Au moment de cette bulle, l’abbaye de TAMIÉ n’a que 39 ans d’existence et elle se situe plus bas que l’abbaye actuelle, construite à la fin du XVIIe siècle. Le Mont GRANIER n’est pas encore écroulé (1248) et la cathédrale NOTRE-DAME de PARIS est en construction depuis 8 ans seulement (1163). La bulle échappe à plusieurs incendies de l’abbaye en 1262, 1273 et 1314. Dès 1793, les très nombreuses archives et la bibliothèques de l’abbaye sont détruites ou dispersées. Elles avaient été inventoriées au préalable mais l’inventaire a lui-même été détruit dans l’incendie du château de CHAMBERY en 1798. C’est sans doute à cette période que le notaire François BALLY (1747-1818) de VERRENS-ARVEY fait couvrir deux de ses livres avec le parchemin de la bulle qui se retrouve ainsi recyclée et coupée en deux. Cette pratique était très répandue déjà avant la Révolution car le parchemin est à la fois souple et résistant. En 1818, François BALLY lègue ses livres à son fils François-Marie BALLY (1783-1838), également notaire à VERRENS-ARVEY. Ce dernier lègue à son tour ses livres à son neveu et homonyme François-Marie BALLY ( 1810-1895), notaire cette fois à FRONTENEX à partir de 1842. Les deux livres sur lesquels se trouvaient la bulle sont ensuite passés de notaires en notaires à FRONTENEX jusqu’au milieu des années 1950, époque à laquelle l’étude est rattachée à celle de GRÉSY-SUR-ISÈRE.

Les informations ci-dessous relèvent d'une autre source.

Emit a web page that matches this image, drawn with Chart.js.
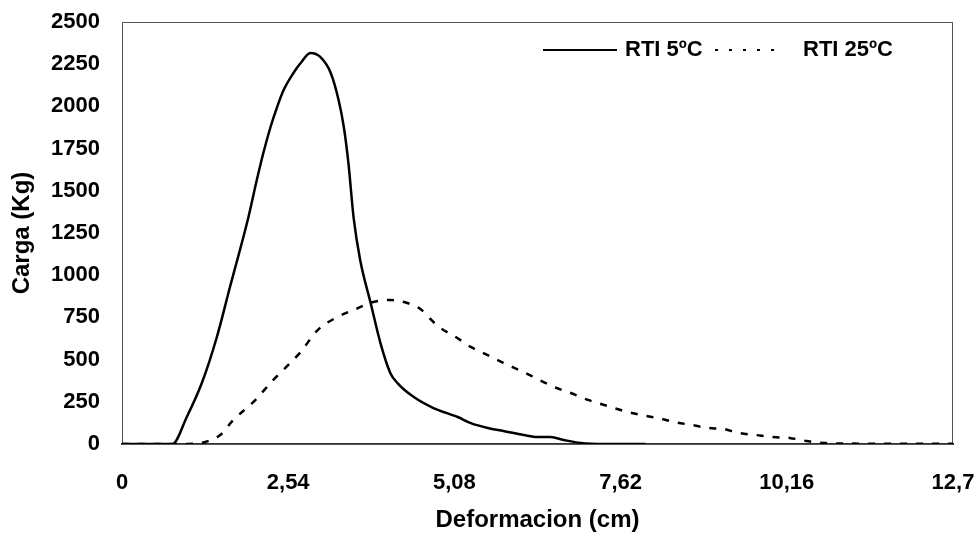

Depuis sa création au XIIe siècle, la bulle a connu 10 siècles différents avant de pouvoir enfin être restaurée, numérisée, étudiée et protégée en 2018. Le XXIe siècle lui offre l’occasion de commémorer son 850ème anniversaire dans les mêmes conditions que le 15 février 1171 qui était également un lundi, avec la participation de Dom Ginepro RIVA, abbé de TAMIÉ et de Mgr Philippe BALLOT, archevêque.